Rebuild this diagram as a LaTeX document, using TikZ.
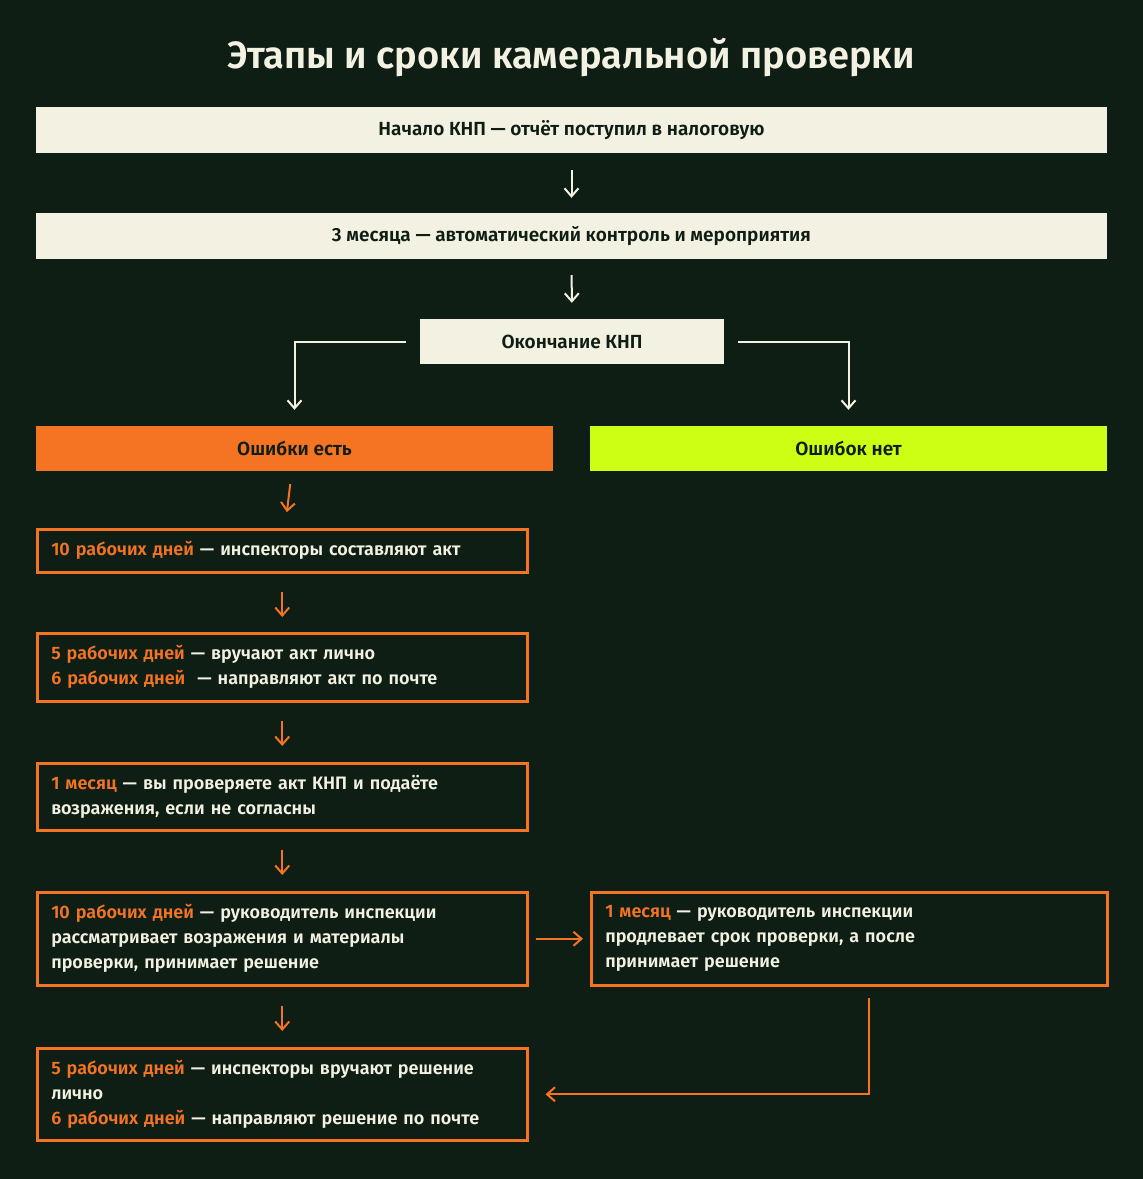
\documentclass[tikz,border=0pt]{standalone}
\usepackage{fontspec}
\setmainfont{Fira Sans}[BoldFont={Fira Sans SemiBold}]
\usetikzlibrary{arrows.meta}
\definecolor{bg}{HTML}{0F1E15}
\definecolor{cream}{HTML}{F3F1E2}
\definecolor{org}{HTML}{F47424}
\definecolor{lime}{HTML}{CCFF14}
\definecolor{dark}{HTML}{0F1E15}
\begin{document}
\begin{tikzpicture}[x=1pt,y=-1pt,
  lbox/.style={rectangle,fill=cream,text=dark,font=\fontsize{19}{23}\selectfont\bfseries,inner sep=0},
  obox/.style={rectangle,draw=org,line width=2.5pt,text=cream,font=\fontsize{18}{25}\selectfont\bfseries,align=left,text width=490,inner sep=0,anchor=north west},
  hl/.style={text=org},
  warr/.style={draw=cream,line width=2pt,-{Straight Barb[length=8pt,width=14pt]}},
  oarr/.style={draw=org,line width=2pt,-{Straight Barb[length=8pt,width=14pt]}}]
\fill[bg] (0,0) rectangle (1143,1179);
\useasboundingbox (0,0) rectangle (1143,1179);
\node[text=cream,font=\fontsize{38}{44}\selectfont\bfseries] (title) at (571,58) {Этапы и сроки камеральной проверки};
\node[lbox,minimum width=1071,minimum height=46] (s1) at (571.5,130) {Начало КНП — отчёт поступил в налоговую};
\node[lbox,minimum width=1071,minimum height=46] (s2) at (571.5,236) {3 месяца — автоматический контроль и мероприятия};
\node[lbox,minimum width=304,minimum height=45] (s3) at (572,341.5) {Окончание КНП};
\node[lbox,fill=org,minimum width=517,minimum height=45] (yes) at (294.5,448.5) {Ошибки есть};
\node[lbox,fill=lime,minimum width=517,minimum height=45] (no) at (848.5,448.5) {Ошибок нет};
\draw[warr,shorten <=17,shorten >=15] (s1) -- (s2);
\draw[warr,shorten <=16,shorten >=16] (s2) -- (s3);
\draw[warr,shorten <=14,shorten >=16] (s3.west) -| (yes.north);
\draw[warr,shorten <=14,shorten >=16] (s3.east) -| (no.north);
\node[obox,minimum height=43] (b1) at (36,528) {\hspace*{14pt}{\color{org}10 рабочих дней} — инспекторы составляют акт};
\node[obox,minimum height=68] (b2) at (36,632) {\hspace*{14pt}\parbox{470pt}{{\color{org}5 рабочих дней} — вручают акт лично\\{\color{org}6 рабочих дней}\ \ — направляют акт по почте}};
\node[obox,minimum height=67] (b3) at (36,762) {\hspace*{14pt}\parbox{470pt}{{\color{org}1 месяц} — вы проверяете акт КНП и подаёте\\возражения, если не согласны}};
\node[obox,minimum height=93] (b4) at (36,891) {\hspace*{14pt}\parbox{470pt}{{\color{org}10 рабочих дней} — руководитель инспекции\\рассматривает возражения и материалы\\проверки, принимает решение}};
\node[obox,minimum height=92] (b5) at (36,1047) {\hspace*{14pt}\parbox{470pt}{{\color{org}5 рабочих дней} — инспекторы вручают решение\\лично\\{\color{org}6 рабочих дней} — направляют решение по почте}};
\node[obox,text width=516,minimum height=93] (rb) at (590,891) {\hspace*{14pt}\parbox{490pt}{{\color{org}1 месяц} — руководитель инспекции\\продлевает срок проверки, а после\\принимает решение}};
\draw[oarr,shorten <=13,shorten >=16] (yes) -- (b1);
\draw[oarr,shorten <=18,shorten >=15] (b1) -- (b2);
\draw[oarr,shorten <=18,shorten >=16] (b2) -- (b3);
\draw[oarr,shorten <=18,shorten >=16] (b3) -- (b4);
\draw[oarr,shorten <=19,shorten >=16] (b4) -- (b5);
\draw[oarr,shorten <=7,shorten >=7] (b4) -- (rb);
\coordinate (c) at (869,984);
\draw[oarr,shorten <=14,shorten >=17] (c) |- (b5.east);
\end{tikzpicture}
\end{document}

=======

WHAT THE EXERCISE ASKS: What is needed is an exact reproduction of the data, pictures excluded.

TASK OUTPUT:
Rebuild this diagram as a LaTeX document, using TikZ.
\documentclass[tikz,border=0pt]{standalone}
\usepackage{fontspec}
\setmainfont{Fira Sans}[BoldFont={Fira Sans SemiBold}]
\usetikzlibrary{arrows.meta}
\definecolor{bg}{HTML}{0F1E15}
\definecolor{cream}{HTML}{F3F1E2}
\definecolor{org}{HTML}{F47424}
\definecolor{lime}{HTML}{CCFF14}
\definecolor{dark}{HTML}{0F1E15}
\begin{document}
\begin{tikzpicture}[x=1pt,y=-1pt,
  lbox/.style={rectangle,fill=cream,text=dark,font=\fontsize{19}{23}\selectfont\bfseries,inner sep=0},
  obox/.style={rectangle,draw=org,line width=2.5pt,text=cream,font=\fontsize{18}{25}\selectfont\bfseries,align=left,text width=490,inner sep=0,anchor=north west},
  hl/.style={text=org},
  warr/.style={draw=cream,line width=2pt,-{Straight Barb[length=8pt,width=14pt]}},
  oarr/.style={draw=org,line width=2pt,-{Straight Barb[length=8pt,width=14pt]}}]
\fill[bg] (0,0) rectangle (1143,1179);
\useasboundingbox (0,0) rectangle (1143,1179);
\node[text=cream,font=\fontsize{38}{44}\selectfont\bfseries] (title) at (571,58) {Этапы и сроки камеральной проверки};
\node[lbox,minimum width=1071,minimum height=46] (s1) at (571.5,130) {Начало КНП — отчёт поступил в налоговую};
\node[lbox,minimum width=1071,minimum height=46] (s2) at (571.5,236) {3 месяца — автоматический контроль и мероприятия};
\node[lbox,minimum width=304,minimum height=45] (s3) at (572,341.5) {Окончание КНП};
\node[lbox,fill=org,minimum width=517,minimum height=45] (yes) at (294.5,448.5) {Ошибки есть};
\node[lbox,fill=lime,minimum width=517,minimum height=45] (no) at (848.5,448.5) {Ошибок нет};
\draw[warr,shorten <=17,shorten >=15] (s1) -- (s2);
\draw[warr,shorten <=16,shorten >=16] (s2) -- (s3);
\draw[warr,shorten <=14,shorten >=16] (s3.west) -| (yes.north);
\draw[warr,shorten <=14,shorten >=16] (s3.east) -| (no.north);
\node[obox,minimum height=43] (b1) at (36,528) {\hspace*{14pt}{\color{org}10 рабочих дней} — инспекторы составляют акт};
\node[obox,minimum height=68] (b2) at (36,632) {\hspace*{14pt}\parbox{470pt}{{\color{org}5 рабочих дней} — вручают акт лично\\{\color{org}6 рабочих дней}\ \ — направляют акт по почте}};
\node[obox,minimum height=67] (b3) at (36,762) {\hspace*{14pt}\parbox{470pt}{{\color{org}1 месяц} — вы проверяете акт КНП и подаёте\\возражения, если не согласны}};
\node[obox,minimum height=93] (b4) at (36,891) {\hspace*{14pt}\parbox{470pt}{{\color{org}10 рабочих дней} — руководитель инспекции\\рассматривает возражения и материалы\\проверки, принимает решение}};
\node[obox,minimum height=92] (b5) at (36,1047) {\hspace*{14pt}\parbox{470pt}{{\color{org}5 рабочих дней} — инспекторы вручают решение\\лично\\{\color{org}6 рабочих дней} — направляют решение по почте}};
\node[obox,text width=516,minimum height=93] (rb) at (590,891) {\hspace*{14pt}\parbox{490pt}{{\color{org}1 месяц} — руководитель инспекции\\продлевает срок проверки, а после\\принимает решение}};
\draw[oarr,shorten <=13,shorten >=16] (yes) -- (b1);
\draw[oarr,shorten <=18,shorten >=15] (b1) -- (b2);
\draw[oarr,shorten <=18,shorten >=16] (b2) -- (b3);
\draw[oarr,shorten <=18,shorten >=16] (b3) -- (b4);
\draw[oarr,shorten <=19,shorten >=16] (b4) -- (b5);
\draw[oarr,shorten <=7,shorten >=7] (b4) -- (rb);
\coordinate (c) at (869,984);
\draw[oarr,shorten <=14,shorten >=17] (c) |- (b5.east);
\end{tikzpicture}
\end{document}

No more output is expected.